>> Begin Collected data

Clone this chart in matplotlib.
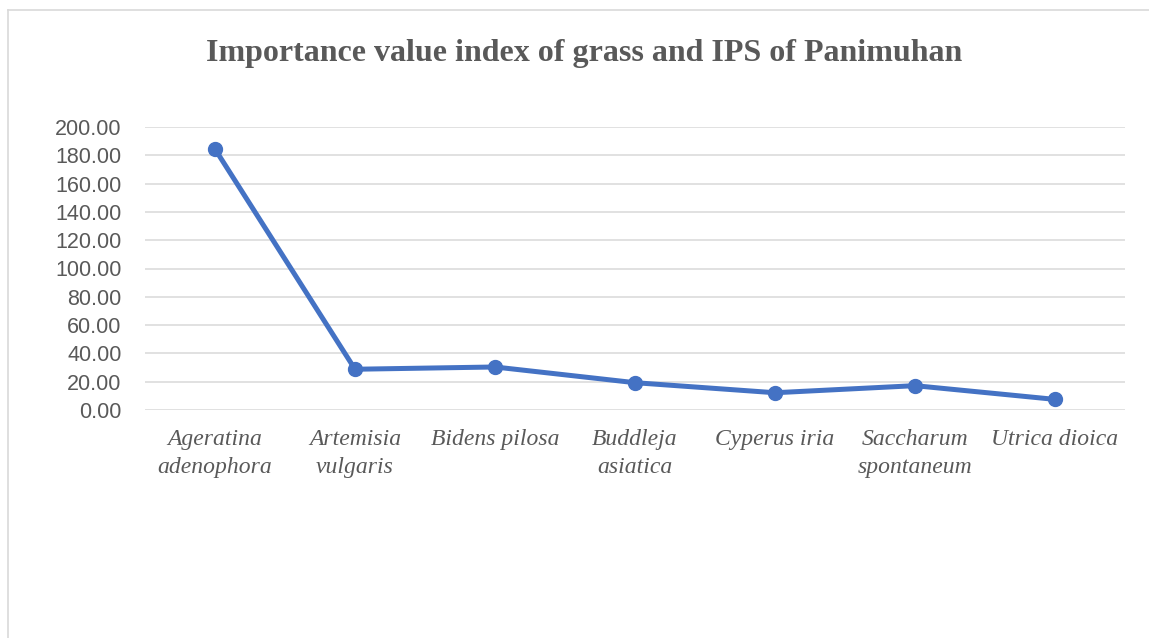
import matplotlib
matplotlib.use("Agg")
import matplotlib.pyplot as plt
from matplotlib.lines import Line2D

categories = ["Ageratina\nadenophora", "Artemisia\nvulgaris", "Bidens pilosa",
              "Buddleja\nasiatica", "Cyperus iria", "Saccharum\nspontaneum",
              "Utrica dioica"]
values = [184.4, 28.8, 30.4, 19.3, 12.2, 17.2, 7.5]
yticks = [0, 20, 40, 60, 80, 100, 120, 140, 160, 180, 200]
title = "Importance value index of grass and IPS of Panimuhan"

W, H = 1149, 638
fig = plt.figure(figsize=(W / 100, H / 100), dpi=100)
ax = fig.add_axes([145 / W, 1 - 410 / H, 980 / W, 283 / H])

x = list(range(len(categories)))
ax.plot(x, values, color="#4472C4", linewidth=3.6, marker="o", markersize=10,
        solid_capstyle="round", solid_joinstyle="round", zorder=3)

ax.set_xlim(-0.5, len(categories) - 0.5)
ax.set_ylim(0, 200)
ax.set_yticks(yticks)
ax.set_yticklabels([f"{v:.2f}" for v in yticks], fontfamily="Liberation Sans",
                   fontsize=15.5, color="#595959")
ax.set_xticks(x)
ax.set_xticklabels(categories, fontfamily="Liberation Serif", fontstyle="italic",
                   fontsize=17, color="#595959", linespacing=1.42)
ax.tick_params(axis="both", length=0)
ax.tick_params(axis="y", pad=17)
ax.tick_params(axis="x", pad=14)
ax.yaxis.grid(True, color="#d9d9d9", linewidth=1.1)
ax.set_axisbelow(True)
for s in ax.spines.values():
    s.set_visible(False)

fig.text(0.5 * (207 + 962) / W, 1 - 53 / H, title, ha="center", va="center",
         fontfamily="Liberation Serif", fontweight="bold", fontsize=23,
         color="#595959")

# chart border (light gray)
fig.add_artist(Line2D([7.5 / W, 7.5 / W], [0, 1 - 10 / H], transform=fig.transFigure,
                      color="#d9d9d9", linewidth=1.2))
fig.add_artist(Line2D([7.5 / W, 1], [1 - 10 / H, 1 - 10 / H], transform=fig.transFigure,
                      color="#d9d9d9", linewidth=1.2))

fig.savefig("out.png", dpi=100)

>> End Collected data

→ **Work to be completed**: Take the lines from the start of the material to the line with "s.set_visible(False)", both included, and transcribe them exactly without the pictures.

→ **Response to this exercise**:
Clone this chart in matplotlib.
import matplotlib
matplotlib.use("Agg")
import matplotlib.pyplot as plt
from matplotlib.lines import Line2D

categories = ["Ageratina\nadenophora", "Artemisia\nvulgaris", "Bidens pilosa",
              "Buddleja\nasiatica", "Cyperus iria", "Saccharum\nspontaneum",
              "Utrica dioica"]
values = [184.4, 28.8, 30.4, 19.3, 12.2, 17.2, 7.5]
yticks = [0, 20, 40, 60, 80, 100, 120, 140, 160, 180, 200]
title = "Importance value index of grass and IPS of Panimuhan"

W, H = 1149, 638
fig = plt.figure(figsize=(W / 100, H / 100), dpi=100)
ax = fig.add_axes([145 / W, 1 - 410 / H, 980 / W, 283 / H])

x = list(range(len(categories)))
ax.plot(x, values, color="#4472C4", linewidth=3.6, marker="o", markersize=10,
        solid_capstyle="round", solid_joinstyle="round", zorder=3)

ax.set_xlim(-0.5, len(categories) - 0.5)
ax.set_ylim(0, 200)
ax.set_yticks(yticks)
ax.set_yticklabels([f"{v:.2f}" for v in yticks], fontfamily="Liberation Sans",
                   fontsize=15.5, color="#595959")
ax.set_xticks(x)
ax.set_xticklabels(categories, fontfamily="Liberation Serif", fontstyle="italic",
                   fontsize=17, color="#595959", linespacing=1.42)
ax.tick_params(axis="both", length=0)
ax.tick_params(axis="y", pad=17)
ax.tick_params(axis="x", pad=14)
ax.yaxis.grid(True, color="#d9d9d9", linewidth=1.1)
ax.set_axisbelow(True)
for s in ax.spines.values():
    s.set_visible(False)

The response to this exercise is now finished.